Sayan Chaudhari and Vrinda Bhatia,
Ashoka University and O.P. Jindal Global University
We wish to reflectively demonstrate a workshop/classroom exercise that we have conducted with different student and teacher communities across critical writing classrooms and other institutional contexts. The session invites participants to map educational emotions—that is, to notice, label, describe, and decode emotions—in order to open up possibilities for critically re-orienting them. The exercise uses three modalities: visual scenarios (to identify how emotions emerge in context), prompt-based group discussion (to examine their social and pedagogic mediations), and reflective journalling (to reorient and rescript one’s experience of educational emotions).
We will argue that this workshop may offer useful insights for critical writing pedagogy. First, it frames the act of (research) inquiry as an embodied practice, involving sensory perception, introspection, speculation, and close reading. Second, the act of labelling and describing an emotion is, in a way, a careful and sometimes even inventive search for language—to specifically and contextually describe the emotion rather than resort to generic templates. Third, it invites participants to experience how the acts of critical self-inquiry and the decoding of social structures are conjoined, not separate. Fourth, the exercise is essentially about developing critical agency and educational praxis—to imagine possibilities for rescripting the (normative) workings of the emotion within educational settings, for both teachers and students.
While presenting this exercise, we will also reflect on how we carry different pedagogic insights from university critical writing classrooms to diverse educational contexts (with student teachers, primary school teachers, high school children, and young professionals among others) and back, as we adapt and rework this workshop across sites.
"Intralingual Translation: An Exercise in Meaning Making"
Nupur Jindal,
Shiv Nadar School of Law
In a Writing class, “thinking through writing” could have many meanings, ranging from, making meaning of a text through comprehension that is bound to happen while writing, or making meaning of thoughts and ideas by articulating them. In both cases, meaning making is as central to writing, as is reading. That is to say writing begins from reading.
In a foundation Craft of Writing course for students at the Shiv Nadar School of Law, in order for writing to begin, there are modules that first delve into reading – for content, for structure, and for context. There was one such exercise that combined the three and then produced a writing output in the form of a translation.
The exercise was a close reading of some eight translations of Sappho’s Fragment 31, from more than the 100 that exist in English alone. The purpose was to arrive at meaning (since the students were made aware of their lack of access to the “original” text from Greek). This meant that the process of interpreting the text(s) as one required a thorough understanding of the content and structure of each text individually, with a critical analysis of the context to realise any additions or biases made by the translators.
This was done to –
1. Arrive at a critical and analytical understanding of the poem, through the semantic essence of the translations as well as by tracing their “tangents” and the contexts of the translated texts in their “afterlife” (Benjamin, 1923). In a reading and writing class, this helped in both, an objective understanding of the text and a discovery of the translator’s writing style, some with an already established canon. For example, Lord Byron, William Carlos William, Anne Carson.

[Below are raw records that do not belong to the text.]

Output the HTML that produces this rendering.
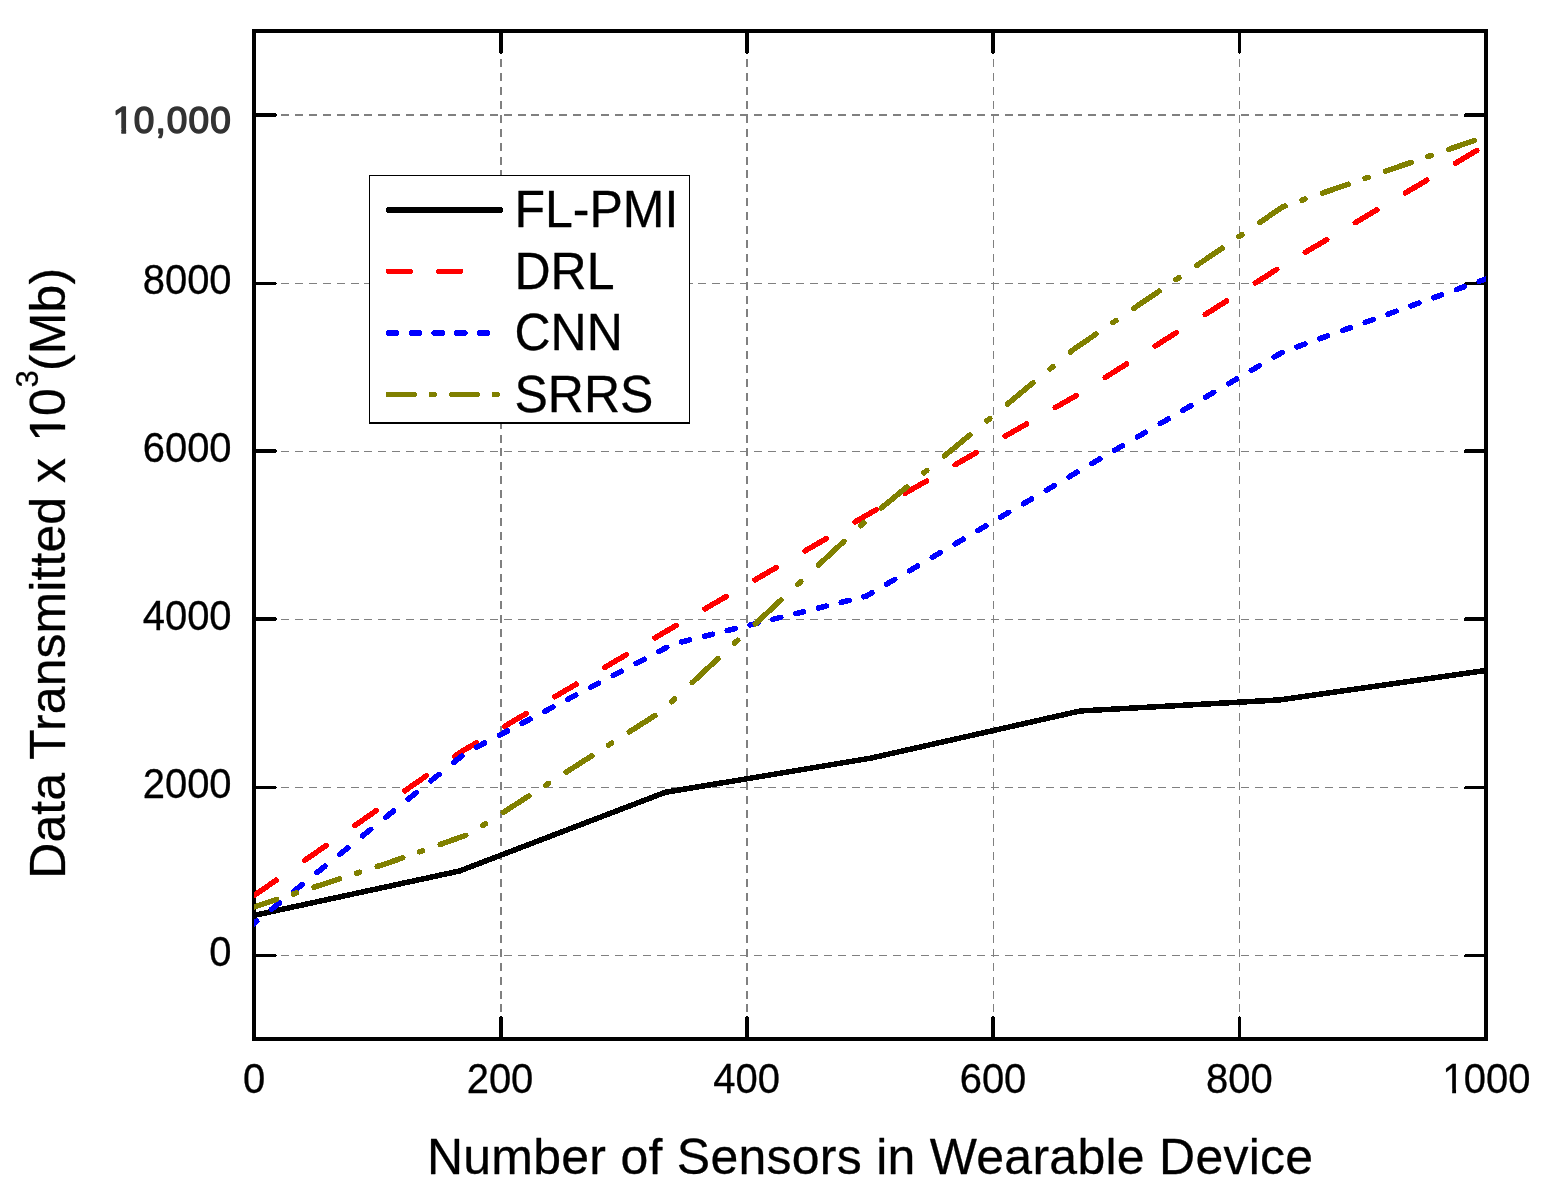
<!DOCTYPE html>
<html lang="en"><head><meta charset="utf-8"><title>Data Transmitted vs Number of Sensors in Wearable Device</title>
<style>html,body{margin:0;padding:0;background:#fff;}body{width:1546px;height:1197px;}svg{display:block;}text{font-family:"Liberation Sans",sans-serif;fill:#000;}</style>
</head><body>
<svg width="1546" height="1197" viewBox="0 0 1546 1197">
<rect x="0" y="0" width="1546" height="1197" fill="#ffffff"/>
<defs><clipPath id="plot"><rect x="254" y="31" width="1232" height="1008"/></clipPath></defs>
<g stroke="#808080" fill="none" shape-rendering="crispEdges">
<line x1="281" y1="115" x2="1460" y2="115" stroke-width="2" stroke-dasharray="8 5.915"/>
<line x1="281" y1="283.5" x2="1460" y2="283.5" stroke-width="1" stroke-dasharray="8 5.915"/>
<line x1="281" y1="451.5" x2="1460" y2="451.5" stroke-width="1" stroke-dasharray="8 5.915"/>
<line x1="281" y1="619.5" x2="1460" y2="619.5" stroke-width="1" stroke-dasharray="8 5.915"/>
<line x1="281" y1="787.5" x2="1460" y2="787.5" stroke-width="1" stroke-dasharray="8 5.915"/>
<line x1="281" y1="955.5" x2="1460" y2="955.5" stroke-width="1" stroke-dasharray="8 5.915"/>
<line x1="501" y1="1012.4" x2="501" y2="58" stroke-width="2" stroke-dasharray="8 5.9"/>
<line x1="747" y1="1012.4" x2="747" y2="58" stroke-width="2" stroke-dasharray="8 5.9"/>
<line x1="993.5" y1="1012.4" x2="993.5" y2="58" stroke-width="1" stroke-dasharray="8 5.9"/>
<line x1="1239.5" y1="1012.4" x2="1239.5" y2="58" stroke-width="1" stroke-dasharray="8 5.9"/>
</g>
<g fill="#000" shape-rendering="crispEdges">
<path fill-rule="evenodd" d="M252 29H1488V1041H252Z M256 33V1037H1484V33Z"/>
<rect x="256" y="113" width="20" height="4"/>
<rect x="276" y="114" width="1" height="2"/>
<rect x="1465" y="113" width="19" height="4"/>
<rect x="1464" y="114" width="1" height="3"/>
<rect x="256" y="282" width="20" height="3"/>
<rect x="276" y="283" width="1" height="1"/>
<rect x="1465" y="282" width="19" height="3"/>
<rect x="1464" y="283" width="1" height="2"/>
<rect x="256" y="449" width="20" height="4"/>
<rect x="276" y="450" width="1" height="2"/>
<rect x="1465" y="449" width="19" height="4"/>
<rect x="1464" y="450" width="1" height="3"/>
<rect x="256" y="617" width="20" height="4"/>
<rect x="276" y="618" width="1" height="2"/>
<rect x="1465" y="617" width="19" height="4"/>
<rect x="1464" y="618" width="1" height="3"/>
<rect x="256" y="786" width="20" height="3"/>
<rect x="276" y="787" width="1" height="1"/>
<rect x="1465" y="786" width="19" height="3"/>
<rect x="1464" y="787" width="1" height="2"/>
<rect x="256" y="954" width="20" height="3"/>
<rect x="276" y="955" width="1" height="1"/>
<rect x="1465" y="954" width="19" height="3"/>
<rect x="1464" y="955" width="1" height="2"/>
<rect x="499" y="33" width="4" height="20"/>
<rect x="500" y="53" width="2" height="1"/>
<rect x="499" y="1017" width="4" height="20"/>
<rect x="500" y="1016" width="2" height="1"/>
<rect x="745" y="33" width="4" height="20"/>
<rect x="746" y="53" width="2" height="1"/>
<rect x="745" y="1017" width="4" height="20"/>
<rect x="746" y="1016" width="2" height="1"/>
<rect x="991" y="33" width="4" height="20"/>
<rect x="992" y="53" width="2" height="1"/>
<rect x="991" y="1017" width="4" height="20"/>
<rect x="992" y="1016" width="2" height="1"/>
<rect x="1238" y="33" width="3" height="20"/>
<rect x="1239" y="53" width="1" height="1"/>
<rect x="1238" y="1017" width="3" height="20"/>
<rect x="1239" y="1016" width="1" height="1"/>
</g>
<g clip-path="url(#plot)" fill="none" stroke-width="5.5" stroke-linecap="round" stroke-linejoin="round" shape-rendering="crispEdges">
<path stroke="#000000" d="M254 915.4 L459.5 871 L665.3 792.3 L870 758.3 L1080 711 L1280 699.9 L1486 670.4"/>
<path stroke="#ff0000" d="M204.67 929.88 L226.07 915.01 M254.7 895.11 L276.1 880.24 M304.73 860.35 L326.13 845.48 M354.76 825.58 L376.16 810.71 M404.79 790.82 L426.19 775.95 M454.82 756.05 L459.5 752.8 L476.22 742.97 M504.85 726.14 L526.25 713.55 M554.88 696.72 L576.28 684.14 M604.91 667.31 L626.31 654.72 M654.94 637.89 L665.3 631.8 L676.34 625.41 M704.97 608.84 L726.37 596.45 M755 579.87 L776.4 567.48 M805.03 550.91 L826.43 538.52 M855.06 521.95 L870 513.3 L876.46 509.61 M905.09 493.28 L926.49 481.06 M955.12 464.72 L976.52 452.51 M1005.15 436.17 L1026.55 423.96 M1055.18 407.62 L1076.58 395.41 M1105.21 377.47 L1126.61 363.99 M1155.24 345.96 L1176.64 332.49 M1205.27 314.46 L1226.67 300.98 M1255.3 282.95 L1276.7 269.48 M1305.33 252.36 L1326.73 239.65 M1355.36 222.64 L1376.76 209.94 M1405.39 192.93 L1426.79 180.22 M1455.42 163.22 L1476.82 150.51 M1505.45 133.51 L1526.85 120.8"/>
<path stroke="#0000ff" d="M225.91 946.03 L233.91 939.58 M248.7 927.67 L254 923.4 L256.7 921.22 M271.49 909.31 L279.49 902.87 M294.27 890.95 L302.27 884.51 M317.06 872.59 L325.06 866.15 M339.85 854.23 L347.85 847.79 M362.63 835.88 L370.63 829.43 M385.42 817.52 L393.42 811.07 M408.21 799.16 L416.21 792.71 M431 780.8 L439 774.35 M453.78 762.44 L461.78 755.99 M476.57 747.19 L484.57 742.99 M499.36 735.23 L507.36 731.03 M522.14 723.27 L530.14 719.08 M544.93 711.31 L552.93 707.12 M567.72 699.36 L575.72 695.16 M590.5 687.4 L598.5 683.2 M613.29 675.44 L621.29 671.24 M636.08 663.48 L644.08 659.28 M658.87 651.52 L666.87 647.32 M681.65 641.91 L689.65 639.93 M704.44 636.26 L712.44 634.28 M727.23 630.62 L735.23 628.64 M750.01 624.98 L758.01 622.99 M772.8 619.33 L780.8 617.35 M795.59 613.69 L803.59 611.71 M818.38 608.04 L826.38 606.06 M841.16 602.4 L849.16 600.42 M863.95 596.76 L866.2 596.2 L871.95 592.82 M886.74 584.12 L894.74 579.42 M909.52 570.72 L917.52 566.02 M932.31 557.32 L940.31 552.61 M955.1 543.92 L963.1 539.21 M977.88 530.52 L985.88 525.81 M1000.67 517.11 L1008.67 512.41 M1023.46 503.71 L1031.46 499.01 M1046.24 490.31 L1054.24 485.61 M1069.03 476.91 L1075 473.4 L1077.03 472.21 M1091.82 463.58 L1099.82 458.9 M1114.61 450.26 L1122.61 445.59 M1137.39 436.95 L1145.39 432.28 M1160.18 423.64 L1168.18 418.97 M1182.97 410.33 L1190.97 405.66 M1205.75 397.02 L1213.75 392.35 M1228.54 383.71 L1236.54 379.04 M1251.33 370.4 L1259.33 365.73 M1274.12 357.09 L1282.12 352.42 M1296.9 346.9 L1304.9 344.02 M1319.69 338.71 L1327.69 335.83 M1342.48 330.51 L1350.48 327.64 M1365.26 322.32 L1373.26 319.44 M1388.05 314.12 L1396.05 311.25 M1410.84 305.93 L1418.84 303.05 M1433.62 297.73 L1441.62 294.86 M1456.41 289.54 L1464.41 286.66 M1479.2 281.35 L1486 278.9 L1487.2 278.47 M1501.98 273.15 L1509.98 270.27 M1524.77 264.96 L1532.77 262.08"/>
<path stroke="#808000" d="M230.47 914.62 L233.47 913.63 M251.1 907.85 L254 906.9 L276.7 899.46 M293.5 893.95 L296.5 892.96 M314.13 887.18 L339.73 878.79 M356.53 873.28 L359.53 872.29 M377.16 866.51 L390 862.3 L402.76 857.76 M419.56 851.79 L422.56 850.72 M440.19 844.45 L465.79 835.34 M482.59 825.53 L485.59 823.61 M503.22 812.36 L528.82 796.02 M545.62 785.3 L548.62 783.39 M566.25 772.13 L591.85 755.8 M608.65 745.07 L611.65 743.16 M629.28 731.91 L654.88 715.57 M671.68 701.75 L674.68 698.95 M692.31 682.54 L717.91 658.7 M734.71 643.06 L737.71 640.26 M755.34 623.85 L780.94 600.01 M797.74 584.37 L800.74 581.57 M818.37 565.16 L843.97 541.32 M860.77 525.67 L863.77 522.88 M881.4 507.95 L907 486.83 M923.8 472.97 L926.8 470.5 M944.43 455.96 L970.03 434.84 M986.83 420.98 L989.83 418.5 M1007.46 403.96 L1033.06 382.84 M1049.86 368.98 L1052.86 366.51 M1070.49 351.97 L1073.6 349.4 L1096.09 334.07 M1112.89 322.61 L1115.89 320.57 M1133.52 308.55 L1159.12 291.09 M1175.92 279.64 L1178.92 277.59 M1196.55 265.57 L1222.15 248.12 M1238.95 236.66 L1241.95 234.62 M1259.58 222.6 L1282.6 206.9 L1285.18 206.01 M1301.98 200.19 L1304.98 199.15 M1322.61 193.04 L1348.21 184.18 M1365.01 178.36 L1368.01 177.32 M1385.64 171.21 L1411.24 162.34 M1428.04 156.53 L1431.04 155.49 M1448.67 149.38 L1474.27 140.51 M1491.07 134.69 L1494.07 133.65 M1511.7 127.55 L1537.3 118.68"/>
</g>
<g shape-rendering="crispEdges">
<rect x="369" y="175" width="321" height="249" fill="#000"/>
<rect x="370" y="176" width="319" height="246" fill="#fff"/>
</g>
<g fill="none" stroke-width="5.5" stroke-linecap="round" shape-rendering="crispEdges">
<path stroke="#000" d="M388.5 210 L500.5 210"/>
<path stroke="#ff0000" d="M388.5 271.4 L410.3 271.4 M438.7 271.4 L460.5 271.4"/>
<path stroke="#0000ff" d="M388.5 333 L396.7 333 M411.25 333 L419.45 333 M434 333 L442.2 333 M456.75 333 L464.95 333 M479.5 333 L487.7 333"/>
<path stroke="#808000" d="M388.5 394.5 L414.3 394.5 M431.6 394.5 L434.4 394.5 M451.8 394.5 L477.4 394.5 M494.6 394.5 L497.4 394.5"/>
</g>
<text transform="translate(514.5 226.8) scale(1 1.04)" text-anchor="start" style="font-size:50px;fill:#000;stroke:#000;stroke-width:0.3;stroke-linejoin:round;">FL-PMI</text>
<text transform="translate(514.5 288.8) scale(1 1.04)" text-anchor="start" style="font-size:50px;fill:#000;stroke:#000;stroke-width:0.3;stroke-linejoin:round;">DRL</text>
<text transform="translate(514.5 350.2) scale(1 1.04)" text-anchor="start" style="font-size:50px;fill:#000;stroke:#000;stroke-width:0.3;stroke-linejoin:round;">CNN</text>
<text transform="translate(514.5 411.6) scale(1 1.04)" text-anchor="start" style="font-size:50px;fill:#000;stroke:#000;stroke-width:0.3;stroke-linejoin:round;">SRRS</text>
<text transform="translate(231.6 965.5) scale(1 1.045)" text-anchor="end" style="font-size:40px;fill:#000;stroke:#000;stroke-width:0.3;stroke-linejoin:round;">0</text>
<text transform="translate(231.6 797.5) scale(1 1.045)" text-anchor="end" style="font-size:40px;fill:#000;stroke:#000;stroke-width:0.3;stroke-linejoin:round;">2000</text>
<text transform="translate(231.6 629.5) scale(1 1.045)" text-anchor="end" style="font-size:40px;fill:#000;stroke:#000;stroke-width:0.3;stroke-linejoin:round;">4000</text>
<text transform="translate(231.6 461.5) scale(1 1.045)" text-anchor="end" style="font-size:40px;fill:#000;stroke:#000;stroke-width:0.3;stroke-linejoin:round;">6000</text>
<text transform="translate(231.6 293.5) scale(1 1.045)" text-anchor="end" style="font-size:40px;fill:#000;stroke:#000;stroke-width:0.3;stroke-linejoin:round;">8000</text>
<clipPath id="c1"><path clip-rule="evenodd" d="M-2000 -200H2000V200H-2000Z M0.62 -4.11H9.35V3H0.62Z M14.12 -4.11H22.57V3H14.12Z"/></clipPath>
<text transform="translate(112 132.75) scale(1 1.005)" text-anchor="start" style="font-size:37px;letter-spacing:1.12px;fill:#333333;stroke:#333333;stroke-width:1.5;stroke-linejoin:round;" dx="0.8 -0.8" clip-path="url(#c1)">10,000</text>
<text transform="translate(254.2 1092.6) scale(1 1.045)" text-anchor="middle" style="font-size:40px;fill:#000;stroke:#000;stroke-width:0.3;stroke-linejoin:round;">0</text>
<text transform="translate(500 1092.6) scale(1 1.045)" text-anchor="middle" style="font-size:40px;fill:#000;stroke:#000;stroke-width:0.3;stroke-linejoin:round;">200</text>
<text transform="translate(746.6 1092.6) scale(1 1.045)" text-anchor="middle" style="font-size:40px;fill:#000;stroke:#000;stroke-width:0.3;stroke-linejoin:round;">400</text>
<text transform="translate(993 1092.6) scale(1 1.045)" text-anchor="middle" style="font-size:40px;fill:#000;stroke:#000;stroke-width:0.3;stroke-linejoin:round;">600</text>
<text transform="translate(1239.4 1092.6) scale(1 1.045)" text-anchor="middle" style="font-size:40px;fill:#000;stroke:#000;stroke-width:0.3;stroke-linejoin:round;">800</text>
<clipPath id="c2"><path clip-rule="evenodd" d="M-2000 -200H2000V200H-2000Z M0.85 -3.74H10.71V3H0.85Z M14.54 -3.74H24.09V3H14.54Z"/></clipPath>
<text transform="translate(1441.5 1092.6) scale(1 1.045)" text-anchor="start" style="font-size:40px;fill:#000;stroke:#000;stroke-width:0.3;stroke-linejoin:round;" dx="0.8 -0.8" clip-path="url(#c2)">1000</text>
<text transform="translate(426.9 1174) scale(1 1.015)" text-anchor="start" style="font-size:50px;letter-spacing:0.266px;fill:#000;stroke:#000;stroke-width:0.3;stroke-linejoin:round;">Number of Sensors in Wearable Device</text>
<clipPath id="c3"><path clip-rule="evenodd" d="M-2000 -200H2000V200H-2000Z M437.62 -4.49H449.24V3H437.62Z M453.96 -4.49H465.18V3H453.96Z"/></clipPath>
<text transform="translate(65.1 878.7) rotate(-90) scale(1 1.005)" text-anchor="start" style="font-size:50px;letter-spacing:0.07px;fill:#000;stroke:#000;stroke-width:0.3;stroke-linejoin:round;" dx="0 0 0 0 0 0 0 0 0 0 0 0 0 0 0 0 0 0 0 2 -2" clip-path="url(#c3)">Data Transmitted x 10<tspan x="491.2" y="-27.06" style="font-size:31px;letter-spacing:0">3</tspan><tspan x="507.6" y="0" style="letter-spacing:0.18px">(Mb)</tspan></text>
</svg>
</body></html>
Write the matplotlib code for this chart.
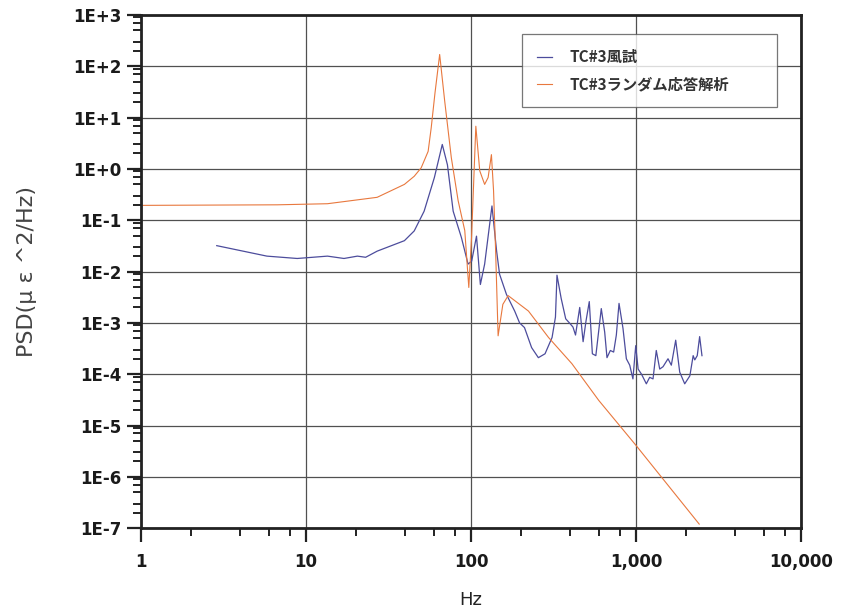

2. Write a creative and researched addition to the translation based on their understanding. This also helped in an assessment of their understanding.
Finally, the entire exercise turned out to be a hands-on tool for the students to understand how meaning is made, using the major schools of literary criticism — formalist and structuralist reading of the text, to approaches of historicism and post structuralism to ultimately write a creative reader-response.